When news of the trade war between the U.S. and China in steel broke out in March/April earlier this year, the Malaysian iron and steel industry jumped into alert. Malaysia was, after all, caught by the Section 232 tariffs on steel and aluminium (for harming the local U.S. steel industry), and the first response was to assess the impact of the indictment by looking at Malaysia’s steel trade with the U.S.

In 2017, Malaysia’s exports of iron and steel products into the U.S. stood at approximately 164,000 metric tonnes, compared to the U.S. steel demand of 97.7 million metric tonnes. Malaysia’s exports into the U.S. were merely 0.17% of its domestic demand—hardly damaging to the U.S. steel industry. In 2016, Malaysia’s exports were lower still, notching at just approximately 45,000 metric tonnes, compared to U.S. steel demand of 91.9 million metric tonnes (0.18%).

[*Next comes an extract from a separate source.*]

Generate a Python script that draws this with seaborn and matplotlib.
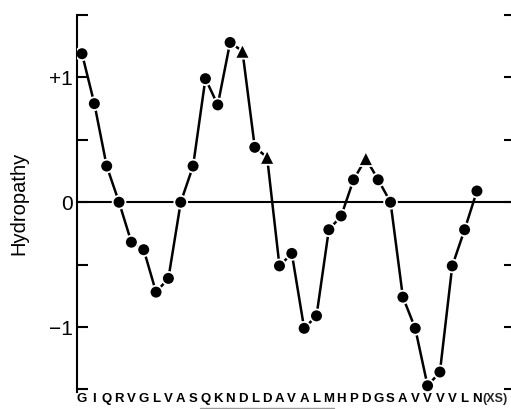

Looking at Malaysia’s iron and steel exports to the U.S. as a percentage of total iron and steel exports for 2017 and 2016, the figures came up to 5.3% and 2.0% respectively. In 2017, Malaysia’s main steel export markets were ASEAN (27.7%), South Korea (15.0%), the E.U. (8.5%), and India (6.8%)—totaling just shy of 60% of all iron and steel exports—with the U.S. coming next in this list.

From a statistical standpoint, Malaysia’s steel exports did not pose as a real threat to the U.S., nor was the U.S. market—while not negligible to Malaysian exporters—pose as a significant concentration risk. Thus Malaysia’s indictment under Section 232 was certainly unfair, but not to the point where massive economic damage was felt by Malaysia directly.

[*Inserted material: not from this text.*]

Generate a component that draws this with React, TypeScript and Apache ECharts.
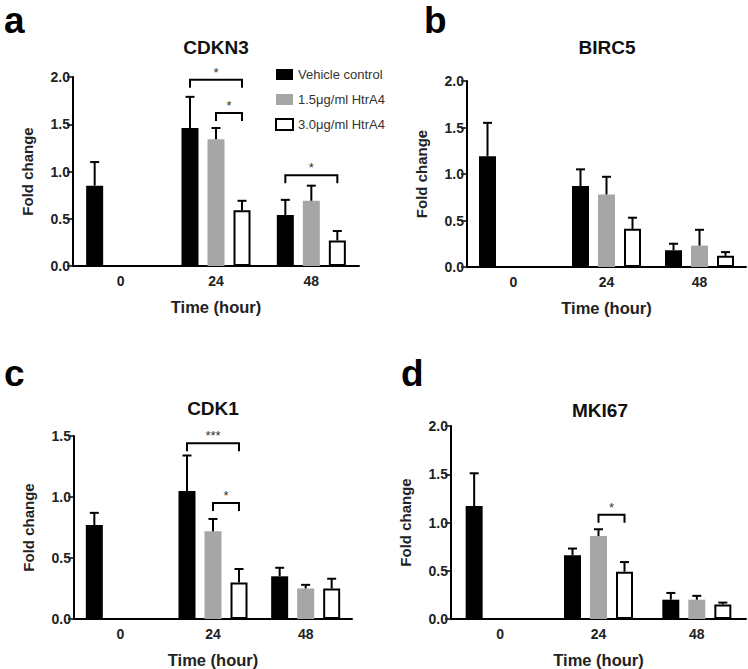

That is, if we were to assess the situation narrowly on the trade war’s direct impact.

Recently, Pantech Group Holdings Berhad reported that its carbon steel butt-weld fittings business arm, which are manufactured in Meru, Selangor and exported to the U.S., have been caught in the U.S.-China crossfire via U.S.’s anti-circumvention laws. In the E&E sector, manufacturers have begun considering relocating or shifting operations to Malaysia’s ASEAN neighbors such as Vietnam and Thailand to reduce exposure to U.S. tariffs imposed on Malaysia, particularly if the exposure prolongs. In recent years, Malaysia has been forced to compete more stiffly against its ASEAN neighbors with bigger markets and bigger developing economies; an FDI outflow would come as a double-blow to Malaysia’s economic development ambitions.

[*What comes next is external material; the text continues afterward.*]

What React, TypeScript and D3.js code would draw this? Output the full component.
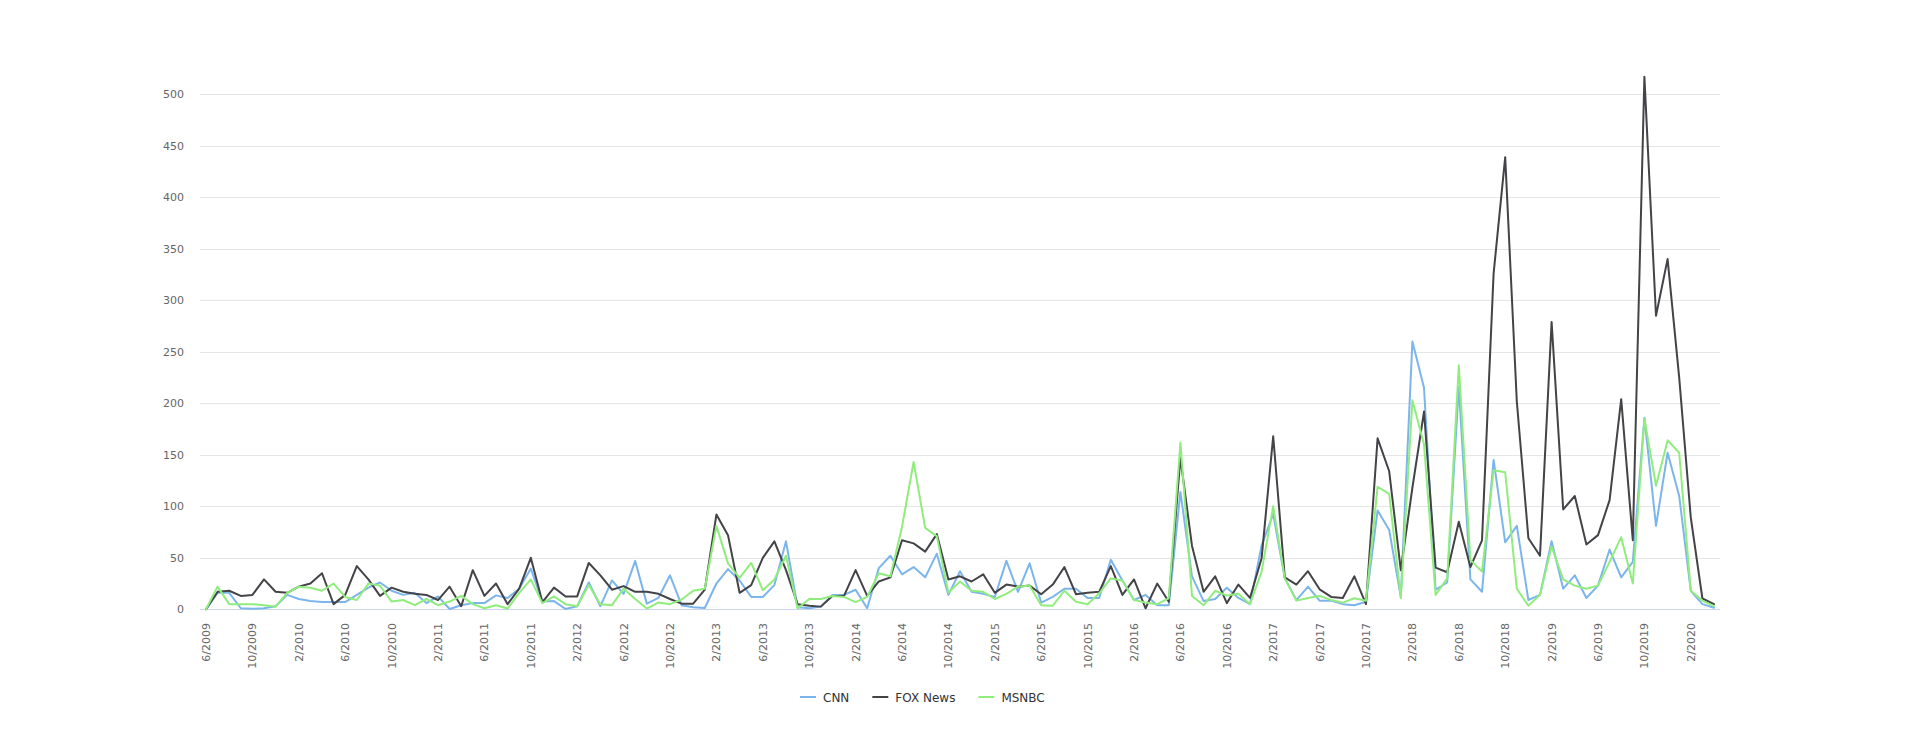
import React from "react";
import * as d3 from "d3";

// monthly values, 6/2009 .. 4/2020
const cnnValues = [
  0, 16, 16, 1, 0.5, 1, 3, 14, 10, 8, 7, 7, 7, 14, 21, 26, 18, 14, 16, 6, 12.5, 0.3, 4, 6, 6, 13.5, 11, 20, 39.5, 7.5,
  8, 0.3, 3, 26, 3, 28, 15, 47, 5.5, 11, 33, 4, 2, 1.3, 25, 39, 28, 12, 12, 23.5, 66, 2, 1, 2.6, 14, 14, 19, 1, 40, 52,
  34, 41, 31, 54, 14, 37, 17, 15, 12, 47, 17, 44.7, 6.5, 12, 20, 20, 11, 11, 48, 28, 9, 14, 4, 4, 114, 32, 8, 10, 21, 11,
  5, 62, 92.5, 30, 9, 22, 8.4, 8.4, 5, 4, 7.4, 96, 77, 12, 260, 215, 19, 26, 216, 29, 17, 145, 65, 81, 9, 14, 66, 20,
  33, 11, 23, 58, 31, 46, 186, 81, 152, 110, 18, 5, 1.5,
];
const foxValues = [
  0, 17, 18, 13, 14, 29, 17, 16, 22, 25, 35, 5, 14, 42, 29, 13, 21, 17, 15, 14, 9, 22, 3, 38, 13, 25, 5, 20, 50, 7,
  21, 12.5, 12.5, 45, 33, 19, 22.5, 17, 17, 15, 10, 5.5, 5.5, 19, 92, 72, 16, 23.5, 50, 66, 38, 5, 3.5, 2.6, 13, 13, 38,
  13, 27, 31, 67, 64, 56, 73, 29, 32, 27, 34, 16, 24, 22, 23, 14.6, 24, 41, 14.6, 16, 17, 42, 14, 29, 1, 25, 7.4, 147,
  61.5, 17, 32, 6, 24, 11, 49.5, 168, 31, 24, 37, 19.4, 12, 11, 32, 5, 166, 134, 38, 118, 192, 40.5, 36, 85, 41, 67,
  326, 439, 202, 69, 52, 279, 97, 110, 63, 72, 106, 204, 67, 517, 285, 340, 225, 89, 10.5, 5,
];
const msnbcValues = [
  0, 22, 5, 5, 5, 4, 2.5, 16, 22, 21, 18, 25, 12, 9, 25, 23, 7.5, 9, 4, 10, 4, 7.5, 13, 5, 1, 4, 0.7, 16, 29, 6, 12.5,
  5, 3, 23.5, 5, 4, 20, 10, 0.7, 6.5, 5, 9.5, 18, 20, 81, 44.6, 30.6, 45, 18.6, 29, 52, 0.7, 10, 10, 13, 12, 7, 12, 35,
  32, 80, 143, 79, 71, 16, 27, 18, 17, 10, 15, 22, 23, 4, 3.5, 18, 7.4, 5, 15.5, 30, 28, 9, 6.5, 5, 10.7, 162, 13, 4,
  18, 13.3, 15, 5, 36.6, 100, 30, 8.4, 11, 13, 9, 6.5, 10.7, 8.4, 119, 112, 11, 203, 160, 14, 30, 237, 48, 36.6, 135,
  133, 20, 3.5, 14, 61, 29, 23, 20, 23, 46, 70, 25, 185, 120, 164, 152, 18, 8.5, 3,
];

const seriesNames = ["CNN", "FOX News", "MSNBC"];
const seriesColors = ["#7cb5ec", "#434348", "#90ed7d"];

// one label every 4 months, starting at the first month
const xTickLabels = [
  "6/2009", "10/2009", "2/2010", "6/2010", "10/2010", "2/2011", "6/2011", "10/2011", "2/2012", "6/2012", "10/2012",
  "2/2013", "6/2013", "10/2013", "2/2014", "6/2014", "10/2014", "2/2015", "6/2015", "10/2015", "2/2016", "6/2016",
  "10/2016", "2/2017", "6/2017", "10/2017", "2/2018", "6/2018", "10/2018", "2/2019", "6/2019", "10/2019", "2/2020",
];
const yTicks = [0, 50, 100, 150, 200, 250, 300, 350, 400, 450, 500];

const FONT = '"DejaVu Sans", "Lucida Grande", sans-serif';

const App: React.FC = () => {
  const ref = React.useRef<SVGSVGElement>(null);

  React.useEffect(() => {
    const svg = d3.select(ref.current);
    svg.selectAll("*").remove();

    const plotLeft = 200,
      plotRight = 1720;
    const n = cnnValues.length;

    const x = d3.scaleLinear().domain([0, n - 1]).range([206, 1714]);
    const y = d3.scaleLinear().domain([0, 500]).range([609.3, 94.3]);

    // grid
    svg
      .append("g")
      .selectAll("line")
      .data(yTicks.filter((d) => d > 0))
      .join("line")
      .attr("x1", plotLeft)
      .attr("x2", plotRight)
      .attr("y1", (d) => Math.round(y(d)) + 0.5)
      .attr("y2", (d) => Math.round(y(d)) + 0.5)
      .attr("stroke", "#e6e6e6")
      .attr("stroke-width", 1);

    svg
      .append("g")
      .selectAll("text")
      .data(yTicks)
      .join("text")
      .attr("x", 184)
      .attr("y", (d) => y(d) + 4)
      .attr("text-anchor", "end")
      .attr("font-family", FONT)
      .attr("font-size", 11)
      .attr("fill", "#666666")
      .text((d) => d);

    // x axis
    svg
      .append("line")
      .attr("x1", plotLeft)
      .attr("x2", plotRight)
      .attr("y1", Math.round(y(0)) + 0.5)
      .attr("y2", Math.round(y(0)) + 0.5)
      .attr("stroke", "#ccd6eb")
      .attr("stroke-width", 1);

    svg
      .append("g")
      .selectAll("text")
      .data(xTickLabels)
      .join("text")
      .attr("transform", (_, i) => `translate(${x(i * 4) + 4},623) rotate(-90)`)
      .attr("text-anchor", "end")
      .attr("font-family", FONT)
      .attr("font-size", 11)
      .attr("fill", "#666666")
      .text((d) => d);

    // series
    const line = d3
      .line<number>()
      .x((_, i) => x(i))
      .y((d) => y(d));

    [cnnValues, foxValues, msnbcValues].forEach((vals, si) => {
      svg
        .append("path")
        .datum(vals)
        .attr("fill", "none")
        .attr("stroke", seriesColors[si])
        .attr("stroke-width", 2)
        .attr("stroke-linejoin", "round")
        .attr("stroke-linecap", "round")
        .attr("d", line);
    });

    // legend
    const legend = svg.append("g");
    let cx = 800;
    seriesNames.forEach((name, i) => {
      legend
        .append("line")
        .attr("x1", cx)
        .attr("x2", cx + 16)
        .attr("y1", 697)
        .attr("y2", 697)
        .attr("stroke", seriesColors[i])
        .attr("stroke-width", 2);
      const t = legend
        .append("text")
        .attr("x", cx + 23)
        .attr("y", 701.5)
        .attr("font-family", FONT)
        .attr("font-size", 12)
        .attr("fill", "#333333")
        .text(name);
      const w = (t.node() as SVGTextElement).getComputedTextLength();
      cx += 23 + w + 23;
    });
  }, []);

  return (
    <svg
      ref={ref}
      width={1920}
      height={740}
      style={{ position: "absolute", left: 0, top: 0, background: "#ffffff" }}
    />
  );
};

export default App;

The fact of the matter is that a trade war of this magnitude between two of the world’s largest economies engenders indirect ramifications that are perhaps more damaging and wide-ranging than they initially appear. Being a small actor on the global stage, Malaysian industries are at the mercy of giants. The lack of transparency in the enforcement of Section 232 in conjunction with the haste of its implementation have forced industries into an uncomfortable position of prolonged firefighting, draining valuable time and resources. Furthermore, it may just be a matter of time before deflected Chinese steel imports from the U.S. begin to end up on Malaysian shores, as countries continue to erect trade walls in response, and the local steel industry is forced to confront another potential dumping of cheap steel that was last suffered in 2013—2015.

One of the few mitigating actions that Malaysia has at its disposal is a fervent defense of legitimate interests against all unfair and unjustified trade actions levied upon its industries, no matter the “magnitude” of the affected industry. Malaysia has yet to exempt itself from the net of Section 232, and the basis for urgency should not be motivated primarily by trade statistics. In contrast, urgency should be imposed based on the indirect impacts and more needs to be done to holistically assess the potential damages from these impacts, including impacts to jobs and salaries, FDIs, spillover effects on other industry value chains and ultimately, the consumer market. The dedicated task force set up by the Ministry of International Trade and Industry to monitor the ongoing trade war is a good step in this direction; otherwise by the time indirect impacts on the Malaysian economy are truly felt, it may just be a little too late.